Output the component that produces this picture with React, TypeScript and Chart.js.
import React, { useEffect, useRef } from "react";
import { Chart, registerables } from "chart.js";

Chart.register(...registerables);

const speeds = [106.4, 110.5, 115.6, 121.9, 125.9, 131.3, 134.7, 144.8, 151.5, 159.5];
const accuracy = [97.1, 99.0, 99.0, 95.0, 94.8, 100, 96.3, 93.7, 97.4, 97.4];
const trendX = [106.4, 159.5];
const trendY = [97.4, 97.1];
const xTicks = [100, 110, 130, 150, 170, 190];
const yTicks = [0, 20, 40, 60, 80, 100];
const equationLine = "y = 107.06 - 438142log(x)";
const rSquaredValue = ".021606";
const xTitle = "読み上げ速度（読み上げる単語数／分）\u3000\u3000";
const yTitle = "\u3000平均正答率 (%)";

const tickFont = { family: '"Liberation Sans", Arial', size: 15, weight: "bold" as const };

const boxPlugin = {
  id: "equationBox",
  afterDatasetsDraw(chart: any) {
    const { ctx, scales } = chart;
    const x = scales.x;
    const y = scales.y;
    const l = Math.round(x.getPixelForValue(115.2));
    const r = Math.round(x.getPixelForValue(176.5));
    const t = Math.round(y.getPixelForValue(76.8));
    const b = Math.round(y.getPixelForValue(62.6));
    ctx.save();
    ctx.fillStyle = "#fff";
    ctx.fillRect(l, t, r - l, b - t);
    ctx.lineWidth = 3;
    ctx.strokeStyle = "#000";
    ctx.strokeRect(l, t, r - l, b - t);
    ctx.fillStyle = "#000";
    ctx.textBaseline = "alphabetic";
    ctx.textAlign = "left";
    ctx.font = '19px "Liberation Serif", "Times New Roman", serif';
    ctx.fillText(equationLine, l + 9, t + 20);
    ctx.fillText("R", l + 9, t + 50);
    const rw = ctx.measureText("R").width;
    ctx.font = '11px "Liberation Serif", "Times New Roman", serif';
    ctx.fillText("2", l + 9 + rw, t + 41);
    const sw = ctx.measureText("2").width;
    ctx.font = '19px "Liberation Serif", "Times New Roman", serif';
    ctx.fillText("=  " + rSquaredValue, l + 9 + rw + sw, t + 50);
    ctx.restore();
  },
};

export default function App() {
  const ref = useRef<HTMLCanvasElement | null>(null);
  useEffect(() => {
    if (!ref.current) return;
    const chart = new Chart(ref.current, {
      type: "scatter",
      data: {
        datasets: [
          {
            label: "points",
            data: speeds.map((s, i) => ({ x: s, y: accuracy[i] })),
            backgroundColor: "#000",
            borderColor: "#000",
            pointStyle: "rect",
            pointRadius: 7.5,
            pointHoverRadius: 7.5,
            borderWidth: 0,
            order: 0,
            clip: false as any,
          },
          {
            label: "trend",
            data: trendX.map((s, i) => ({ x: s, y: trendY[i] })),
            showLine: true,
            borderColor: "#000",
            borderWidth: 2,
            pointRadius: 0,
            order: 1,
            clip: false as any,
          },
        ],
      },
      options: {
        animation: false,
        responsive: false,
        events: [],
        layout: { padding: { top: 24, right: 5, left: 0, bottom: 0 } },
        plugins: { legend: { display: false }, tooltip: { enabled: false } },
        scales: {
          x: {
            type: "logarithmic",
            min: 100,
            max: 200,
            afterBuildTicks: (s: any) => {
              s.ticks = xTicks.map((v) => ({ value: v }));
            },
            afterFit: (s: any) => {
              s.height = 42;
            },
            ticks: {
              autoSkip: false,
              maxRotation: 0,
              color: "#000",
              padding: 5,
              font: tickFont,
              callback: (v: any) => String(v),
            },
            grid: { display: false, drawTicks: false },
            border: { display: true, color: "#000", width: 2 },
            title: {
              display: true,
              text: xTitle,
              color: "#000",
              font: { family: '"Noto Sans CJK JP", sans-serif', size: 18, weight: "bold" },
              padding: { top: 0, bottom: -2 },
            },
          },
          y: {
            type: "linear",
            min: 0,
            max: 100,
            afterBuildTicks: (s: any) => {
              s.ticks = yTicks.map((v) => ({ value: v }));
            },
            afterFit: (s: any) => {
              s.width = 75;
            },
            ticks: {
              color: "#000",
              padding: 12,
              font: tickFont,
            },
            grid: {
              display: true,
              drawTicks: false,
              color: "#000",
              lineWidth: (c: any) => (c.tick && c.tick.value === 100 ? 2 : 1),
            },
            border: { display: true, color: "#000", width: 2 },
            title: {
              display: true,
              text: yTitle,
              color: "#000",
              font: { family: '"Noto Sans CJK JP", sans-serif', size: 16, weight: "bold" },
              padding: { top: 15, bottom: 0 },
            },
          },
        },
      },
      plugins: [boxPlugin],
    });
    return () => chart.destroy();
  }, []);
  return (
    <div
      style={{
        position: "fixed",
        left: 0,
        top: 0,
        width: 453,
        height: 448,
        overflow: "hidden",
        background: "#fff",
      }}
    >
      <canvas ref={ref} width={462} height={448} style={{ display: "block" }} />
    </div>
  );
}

+ + + +

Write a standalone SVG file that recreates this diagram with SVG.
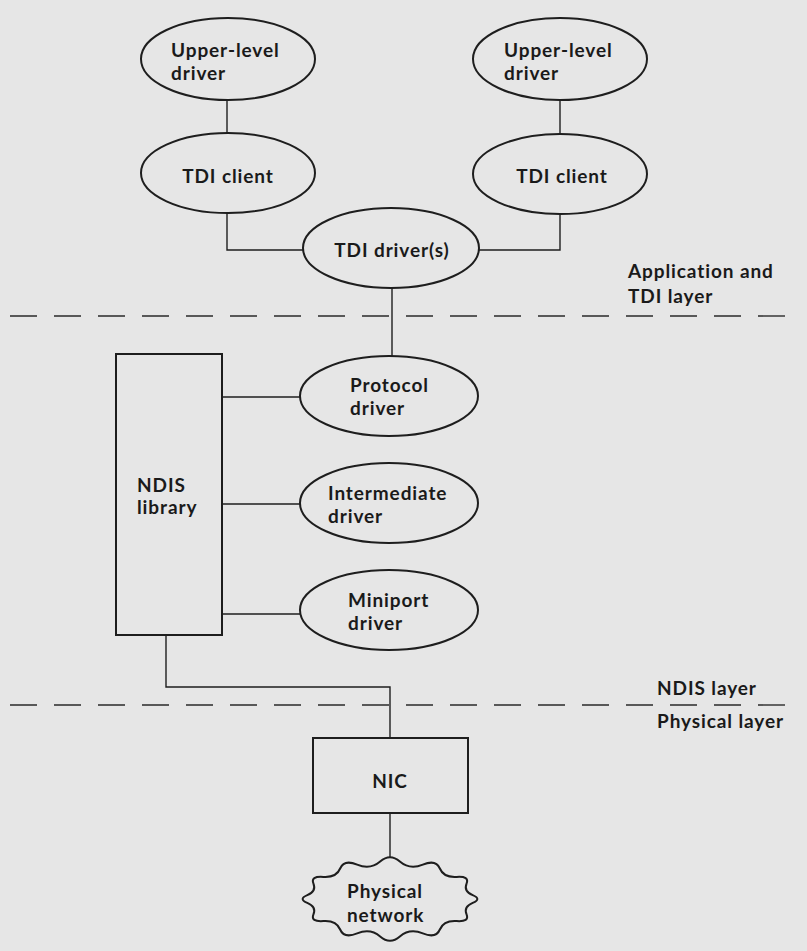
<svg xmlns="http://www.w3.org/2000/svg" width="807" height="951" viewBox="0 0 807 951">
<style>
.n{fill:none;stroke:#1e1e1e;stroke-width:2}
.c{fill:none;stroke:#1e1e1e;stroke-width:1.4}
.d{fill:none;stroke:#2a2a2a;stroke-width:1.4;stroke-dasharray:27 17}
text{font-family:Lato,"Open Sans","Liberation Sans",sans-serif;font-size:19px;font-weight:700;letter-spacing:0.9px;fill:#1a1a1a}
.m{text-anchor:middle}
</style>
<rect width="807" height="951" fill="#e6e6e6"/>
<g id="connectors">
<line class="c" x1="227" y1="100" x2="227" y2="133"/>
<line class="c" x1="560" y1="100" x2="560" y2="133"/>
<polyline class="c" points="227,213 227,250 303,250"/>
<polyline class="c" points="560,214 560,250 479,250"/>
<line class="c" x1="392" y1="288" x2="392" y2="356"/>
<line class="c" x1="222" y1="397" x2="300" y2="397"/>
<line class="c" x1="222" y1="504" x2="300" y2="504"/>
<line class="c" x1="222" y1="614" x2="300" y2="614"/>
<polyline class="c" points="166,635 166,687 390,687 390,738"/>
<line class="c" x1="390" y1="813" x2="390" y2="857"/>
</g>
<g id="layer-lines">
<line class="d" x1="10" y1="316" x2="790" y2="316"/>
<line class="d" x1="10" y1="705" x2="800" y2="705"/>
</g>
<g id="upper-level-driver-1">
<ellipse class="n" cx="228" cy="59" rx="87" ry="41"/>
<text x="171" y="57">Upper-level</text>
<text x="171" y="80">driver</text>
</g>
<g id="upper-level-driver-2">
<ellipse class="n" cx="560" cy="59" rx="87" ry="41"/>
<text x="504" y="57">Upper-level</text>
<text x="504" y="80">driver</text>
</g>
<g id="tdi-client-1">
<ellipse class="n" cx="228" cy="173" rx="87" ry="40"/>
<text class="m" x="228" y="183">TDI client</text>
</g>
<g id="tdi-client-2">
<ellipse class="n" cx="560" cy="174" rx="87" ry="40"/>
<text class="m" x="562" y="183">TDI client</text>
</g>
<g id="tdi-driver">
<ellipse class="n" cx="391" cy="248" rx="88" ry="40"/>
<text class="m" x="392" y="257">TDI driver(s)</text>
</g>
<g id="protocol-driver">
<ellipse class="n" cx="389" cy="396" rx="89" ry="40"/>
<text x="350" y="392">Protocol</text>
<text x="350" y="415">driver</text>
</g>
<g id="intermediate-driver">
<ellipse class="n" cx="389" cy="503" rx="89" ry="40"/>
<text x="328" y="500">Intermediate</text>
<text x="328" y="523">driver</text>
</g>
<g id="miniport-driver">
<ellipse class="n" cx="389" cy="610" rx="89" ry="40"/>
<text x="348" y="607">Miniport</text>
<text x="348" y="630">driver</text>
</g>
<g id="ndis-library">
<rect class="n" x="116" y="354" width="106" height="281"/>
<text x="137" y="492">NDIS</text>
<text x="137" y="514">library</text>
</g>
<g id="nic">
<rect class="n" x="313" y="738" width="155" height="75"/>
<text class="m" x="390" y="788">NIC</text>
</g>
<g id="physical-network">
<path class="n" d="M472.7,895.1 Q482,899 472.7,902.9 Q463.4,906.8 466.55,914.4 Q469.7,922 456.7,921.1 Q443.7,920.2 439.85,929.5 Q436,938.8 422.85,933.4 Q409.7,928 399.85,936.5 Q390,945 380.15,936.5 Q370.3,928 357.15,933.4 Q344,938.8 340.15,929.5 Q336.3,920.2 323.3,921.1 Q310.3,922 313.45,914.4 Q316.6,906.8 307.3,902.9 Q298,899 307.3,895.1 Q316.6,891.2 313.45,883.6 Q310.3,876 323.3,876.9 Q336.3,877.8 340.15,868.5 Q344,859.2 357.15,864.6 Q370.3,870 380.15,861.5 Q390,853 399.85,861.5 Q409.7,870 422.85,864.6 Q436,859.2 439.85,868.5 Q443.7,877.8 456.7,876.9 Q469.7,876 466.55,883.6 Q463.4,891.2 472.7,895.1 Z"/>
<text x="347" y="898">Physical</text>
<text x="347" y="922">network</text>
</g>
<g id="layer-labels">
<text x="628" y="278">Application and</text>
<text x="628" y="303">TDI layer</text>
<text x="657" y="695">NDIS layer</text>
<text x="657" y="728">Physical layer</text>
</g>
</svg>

+ + + +

### [EXERCISE AIM]
Look through the records and gather every line containing "that".

### [RESULT OF THE TASK]
Output the component that produces this picture with React, TypeScript and Chart.js.
Write a standalone SVG file that recreates this diagram with SVG.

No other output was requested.